Towards the end of 2017 the UK social policy and development charity, the Joseph Rowntree Foundation (JRF), produced a damning report, revealing that 14 million people in the UK are living in poverty. This shocking statistic, which translates to 21 percent of the population, is made still worse by the revelation that 400,000 more children and 300,000 more pensioners are living in poverty in the UK than they were five years previously.

Adding to this charge sheet is the revelation that reliance on foodbanks has spiked by 17 percent over the past year in Scotland. There can be no more powerful an index than this of the hardship and destitution which is currently afflicting so many due to the draconian cuts to welfare spending by the Theresa May’s government under the rubric of austerity — austerity being the Sunday name for what has been a vast experiment in human despair.

This shameful reality, combined with the unreality of the mainstream’s media’s gushing coverage of the royal birth and the hype being generated in advance of the royal wedding on May 19 will almost certainly come as a boost to the prospects of a second referendum on Scottish independence. I offer this as someone who opposed Scottish independence in the run-up to the first referendum in 2014.

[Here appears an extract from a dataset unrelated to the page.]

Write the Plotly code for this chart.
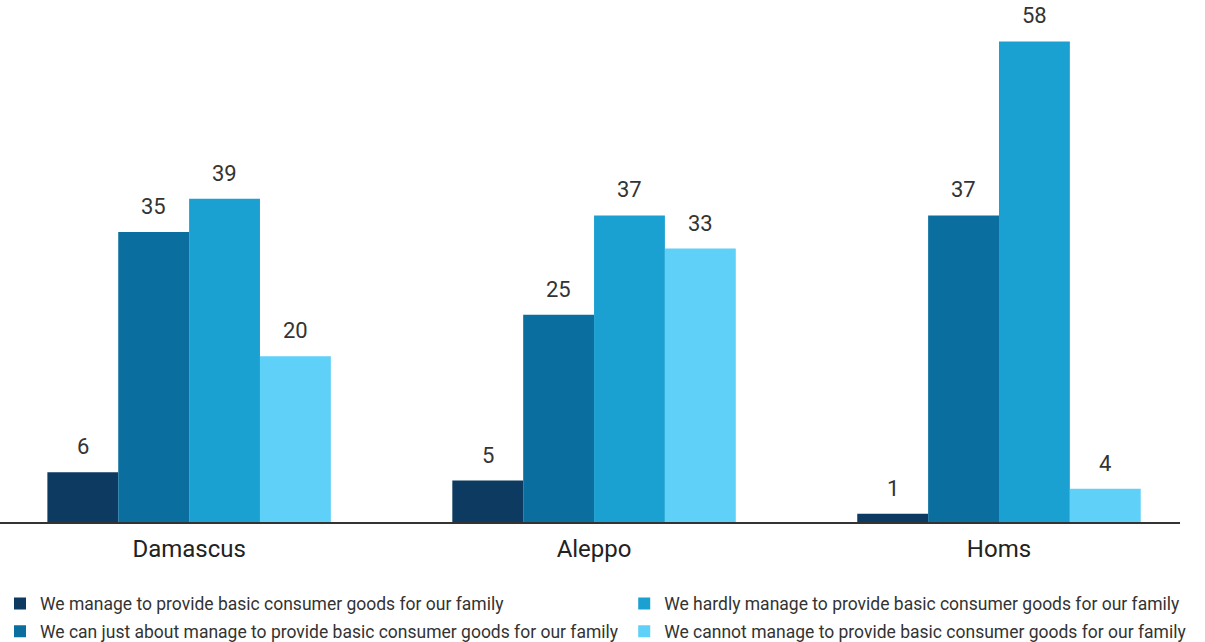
import plotly.graph_objects as go

cities = ["Damascus", "Aleppo", "Homs"]
series_names = [
    "We manage to provide basic consumer goods for our family",
    "We can just about manage to provide basic consumer goods for our family",
    "We hardly manage to provide basic consumer goods for our family",
    "We cannot manage to provide basic consumer goods for our family",
]
manage = [6, 5, 1]
just_about = [35, 25, 37]
hardly = [39, 37, 58]
cannot = [20, 33, 4]
values = [manage, just_about, hardly, cannot]
colors = ["#0c3a60", "#0a6f9f", "#1ba0d2", "#5fd0f7"]
legend_ids = ["legend", "legend", "legend2", "legend2"]

W, H = 1205, 642
margin = dict(l=0, r=25, t=0, b=120, autoexpand=False)
x_range = [-0.467, 2.447]
bargap = 0.30

fig = go.Figure()
for k, (name, vals, col, lg) in enumerate(zip(series_names, values, colors, legend_ids)):
    fig.add_trace(go.Bar(
        x=cities, y=vals, name=name, marker=dict(color=col, line=dict(width=0)),
        legend=lg, legendgroup=f"g{k}", hoverinfo="x+y+name",
    ))

# value labels above each bar, shifted horizontally to sit over its bar in the group
plot_w = W - margin["l"] - margin["r"]
px_per_cat = plot_w / (x_range[1] - x_range[0])
bar_px = px_per_cat * (1 - bargap) / len(values)
n = len(values)
for i, vals in enumerate(values):
    dx = (i - (n - 1) / 2) * bar_px
    for city, v in zip(cities, vals):
        fig.add_annotation(
            x=city, y=v, xref="x", yref="y", text=str(v), showarrow=False,
            xanchor="center", yanchor="bottom", xshift=dx, yshift=11,
            font=dict(size=22, color="#333333"),
        )

legend_style = dict(yanchor="top", xanchor="left", orientation="v",
                    font=dict(size=17.5, color="#333333"), itemwidth=30,
                    bgcolor="rgba(0,0,0,0)", tracegroupgap=2)

fig.update_layout(
    width=W, height=H,
    margin=margin,
    paper_bgcolor="white", plot_bgcolor="white",
    font=dict(family="Roboto, sans-serif", color="#333333"),
    barmode="group", bargap=bargap, bargroupgap=0,
    xaxis=dict(range=x_range, showline=True, linecolor="#333333", linewidth=2,
               ticks="", tickfont=dict(size=24, color="#222222"), showgrid=False,
               ticklabelstandoff=4),
    yaxis=dict(range=[0, 63], visible=False, showgrid=False, zeroline=False),
    legend=dict(x=0.0, y=-0.122, **legend_style),
    legend2=dict(x=0.529, y=-0.122, **legend_style),
    showlegend=True,
)

fig.write_html("out.html")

It confirms that callous cruelty not justice is the driver of the Tory government’s economic and social policy, wherein the lives of the poor and those on low incomes are openly devalued, while those of the rich and privileged are celebrated as never before. Perhaps in 1818 such a malign dynamic could pass muster. In 2018 it cannot and what’s more should not, else the epic struggles of past generations of working class men and women for justice and dignity have been in vain.

The third-worldization of the British working class amid islands of extreme wealth can be described as many things, but a recipe for social cohesion it most assuredly is not. And yet despite this; despite crumbling public services, including a health service which is mired in a funding crisis; despite the grievous lack of affordable and social housing; and despite rough sleeping across England at record levels, we have a mainstream media in Britain which with few exceptions is home not to serious journalism and journalists, but instead to ideologically-driven servants of the rich and powerful at the expense of the victims of this crippling injustice.

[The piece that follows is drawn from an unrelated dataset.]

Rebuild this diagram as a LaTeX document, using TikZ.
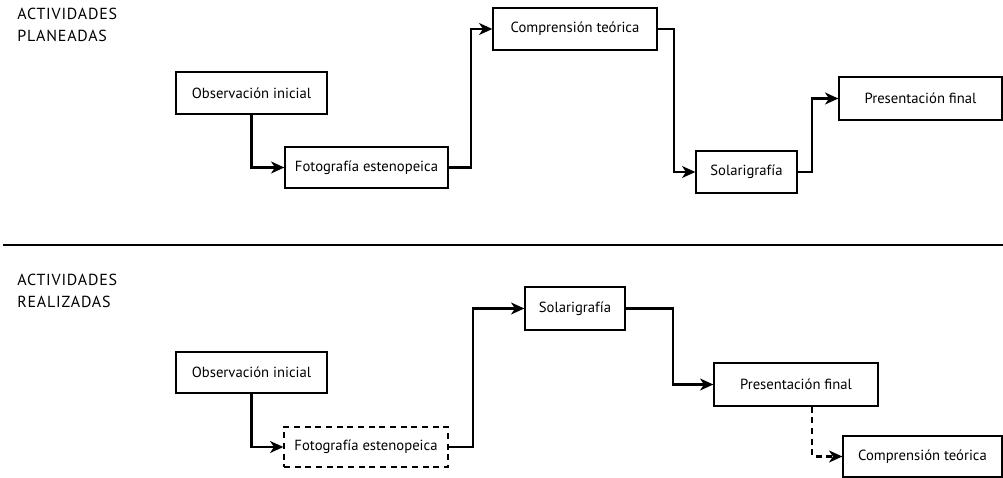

These victims, by way of a reminder, are men, women, and children whose lack of hope at their parlous situation ever improving is exacerbated by the fact that the wealthiest in Britain have never had it so good.

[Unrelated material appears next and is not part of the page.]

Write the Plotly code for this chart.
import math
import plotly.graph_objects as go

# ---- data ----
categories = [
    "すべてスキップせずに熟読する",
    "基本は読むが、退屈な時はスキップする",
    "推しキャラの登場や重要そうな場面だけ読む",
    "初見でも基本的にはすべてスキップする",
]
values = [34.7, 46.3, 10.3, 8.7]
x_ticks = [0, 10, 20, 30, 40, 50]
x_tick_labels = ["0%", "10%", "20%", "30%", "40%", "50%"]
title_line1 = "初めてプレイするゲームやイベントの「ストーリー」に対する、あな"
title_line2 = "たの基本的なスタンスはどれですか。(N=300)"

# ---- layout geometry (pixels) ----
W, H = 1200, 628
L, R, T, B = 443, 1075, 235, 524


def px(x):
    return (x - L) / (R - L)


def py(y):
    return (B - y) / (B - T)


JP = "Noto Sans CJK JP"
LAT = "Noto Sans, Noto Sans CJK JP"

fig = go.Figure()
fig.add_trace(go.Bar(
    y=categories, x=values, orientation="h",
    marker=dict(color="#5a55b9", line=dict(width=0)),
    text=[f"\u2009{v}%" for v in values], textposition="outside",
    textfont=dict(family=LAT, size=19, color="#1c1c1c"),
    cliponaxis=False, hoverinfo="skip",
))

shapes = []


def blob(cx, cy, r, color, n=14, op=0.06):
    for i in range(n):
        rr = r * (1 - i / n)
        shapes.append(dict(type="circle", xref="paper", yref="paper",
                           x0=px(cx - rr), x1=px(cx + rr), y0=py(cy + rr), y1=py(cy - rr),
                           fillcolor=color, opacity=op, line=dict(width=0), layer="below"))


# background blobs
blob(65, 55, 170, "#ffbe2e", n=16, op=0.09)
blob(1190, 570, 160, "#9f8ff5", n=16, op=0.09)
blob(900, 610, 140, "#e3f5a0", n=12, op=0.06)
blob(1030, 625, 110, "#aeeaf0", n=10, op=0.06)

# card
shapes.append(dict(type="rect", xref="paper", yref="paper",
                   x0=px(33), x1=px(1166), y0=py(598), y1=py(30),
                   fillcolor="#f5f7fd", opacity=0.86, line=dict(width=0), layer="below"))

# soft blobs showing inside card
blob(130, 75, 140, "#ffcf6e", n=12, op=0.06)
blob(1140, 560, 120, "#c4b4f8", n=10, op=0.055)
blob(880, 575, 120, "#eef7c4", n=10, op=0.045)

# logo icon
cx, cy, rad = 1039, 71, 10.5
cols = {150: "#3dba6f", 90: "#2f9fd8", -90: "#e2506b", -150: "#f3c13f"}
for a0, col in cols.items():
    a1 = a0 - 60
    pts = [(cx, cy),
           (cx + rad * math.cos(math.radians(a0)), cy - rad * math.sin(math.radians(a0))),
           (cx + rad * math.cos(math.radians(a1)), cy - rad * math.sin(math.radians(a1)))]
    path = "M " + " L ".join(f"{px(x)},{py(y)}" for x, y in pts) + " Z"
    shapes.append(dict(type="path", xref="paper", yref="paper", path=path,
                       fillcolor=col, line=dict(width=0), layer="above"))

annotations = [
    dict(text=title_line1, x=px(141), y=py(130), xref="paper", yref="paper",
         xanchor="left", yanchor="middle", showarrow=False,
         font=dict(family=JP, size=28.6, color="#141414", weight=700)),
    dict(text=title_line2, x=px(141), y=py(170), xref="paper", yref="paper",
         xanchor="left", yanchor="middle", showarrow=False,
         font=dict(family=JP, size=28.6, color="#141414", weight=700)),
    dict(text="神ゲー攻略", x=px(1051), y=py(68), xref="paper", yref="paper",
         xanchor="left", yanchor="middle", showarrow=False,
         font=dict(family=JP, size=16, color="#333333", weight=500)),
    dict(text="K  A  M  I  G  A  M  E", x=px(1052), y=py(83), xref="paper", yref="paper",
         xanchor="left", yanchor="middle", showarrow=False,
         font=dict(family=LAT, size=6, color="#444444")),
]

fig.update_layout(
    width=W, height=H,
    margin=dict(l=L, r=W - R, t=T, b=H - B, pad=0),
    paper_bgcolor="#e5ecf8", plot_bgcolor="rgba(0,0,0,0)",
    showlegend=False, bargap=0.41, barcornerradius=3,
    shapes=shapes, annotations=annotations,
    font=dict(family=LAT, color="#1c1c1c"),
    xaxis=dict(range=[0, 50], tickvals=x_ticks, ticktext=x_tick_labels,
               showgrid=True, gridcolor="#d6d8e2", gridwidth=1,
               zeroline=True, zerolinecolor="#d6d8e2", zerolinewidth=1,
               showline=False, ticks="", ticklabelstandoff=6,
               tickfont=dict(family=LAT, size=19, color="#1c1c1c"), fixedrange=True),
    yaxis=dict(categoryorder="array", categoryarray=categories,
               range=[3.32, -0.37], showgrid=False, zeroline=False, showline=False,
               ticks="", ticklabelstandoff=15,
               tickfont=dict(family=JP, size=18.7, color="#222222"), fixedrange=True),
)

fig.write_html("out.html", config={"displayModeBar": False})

“One who deceives will always find those who allow themselves to be deceived,” said Machiavelli, writing in the 16th century. And nowadays the smoke and mirrors of royal pageantry, instead of filling people’s hearts with joy and national pride, is increasingly redolent of absurdist theatre — an exercise in bread and circuses of which the Emperor Augustus would have been hard pushed to match.

This, to emphasise, is not to attack the members of the British royal family on a personal level. Indeed not at all. Distinguishing between the monarchy as an institution and those who are imprisoned within its gilded cage is crucial. In fact members of the royal family, it can be reasonably argued, are its biggest victims.

Forced to live their lives as glorified exhibits in the zoo of public scrutiny, surrounded by flunkies and people whose every smile and greeting is borne not of sincerity but servile supplication to status, theirs is an unnatural existence, one that can only be inimical to human happiness and meaning. It is why liberating society from this semi-feudal institution would also liberate those who are its prisoners, allowing the likes of Prince Harry and Meghan Markle to be just like any other young couple in love, looking forward to the future unencumbered by the unreal expectations of a society at whose apex they are compelled sit for all the world like performing seals.

In the last analysis a monarchy can only exist in a society whose citizens have been systematically infantilised by its ruling elite and their servile media. It bespeaks not respect for tradition, as its supporters argue, but disrespect for progress and development.

In the UK, where more and more people are waking from the slumber of passivity in response to Dickensian levels of poverty and inequality, upholders of the status quo in the form of a discredited and out of touch political and media class are desperately lashing out at any and all dissent, ludicrously attributing it to a Kremlin plot while doing their best to smear and undermine Jeremy Corbyn, a leader whose vision of a society built on foundations of social and economic justice has struck fear in their hearts — even though Corbyn sits about as far from Lenin on the spectrum of left wing politics as it is possible to be.

Corbyn’s emergence from the backbenches is down to nothing more than a political establishment which for too long has looked upon the despair and suffering of its own citizens with pristine indifference. Thus it is a class shorn of moral legitimacy. And thus the royal birth and upcoming royal wedding, rather than joyous occasions to celebrate, have taken on the character of a provocation.